Tuesday, September 4, 2012

Who Was That Masked Man? (Formal Fallacies Part 3)


Formal fallacies are arguments that are always wrong, regardless whether the argument's premises (statements claimed as fact) are true or false. For example, in the appeal to probability, someone makes a claim that because something could happen, therefore it will happen. That’s false even if it's true that the something in question could indeed happen.

Masked Man Fallacy

I know who Bruce Wayne is.

I do not know who Batman is.

Therefore, Bruce Wayne is not Batman.

In the masked man fallacy, a substitution of identical designators in a true statement can lead to a false one. The statement "I do not know who Batman is" gets treated as if it excludes Bruce Wayne simply because I do know who he is.

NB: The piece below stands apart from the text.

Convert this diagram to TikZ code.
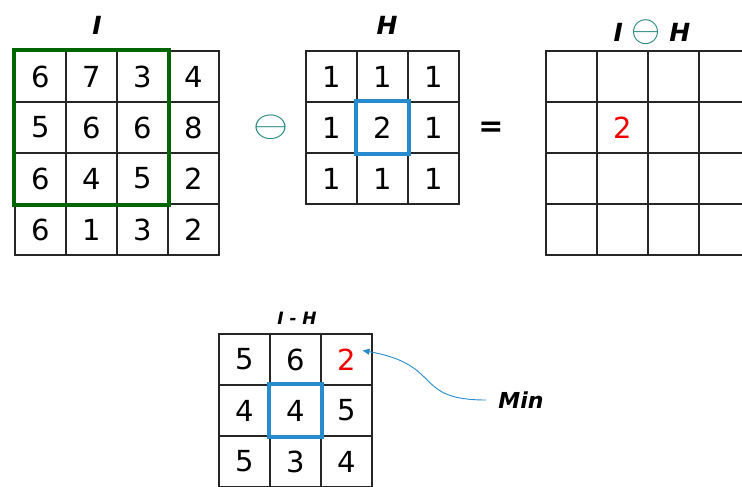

Of course, as long as I don’t know that Bruce is actually Batman, both statements can be absolutely true, and yet the conclusion does not follow logically.

The general form of the argument is:
X is known.
Y is unknown.
Therefore, X is not Y.
A similar argument, however, is valid.

Clark Kent is Superman (X is Z).

Batman is not Superman (Y is not Z).

Therefore, Clark Kent is not Batman (therefore, X is not Y).

That’s because being something is different from knowing something. Lack of proof of one proposition doesn’t serve as proof of the counter proposition.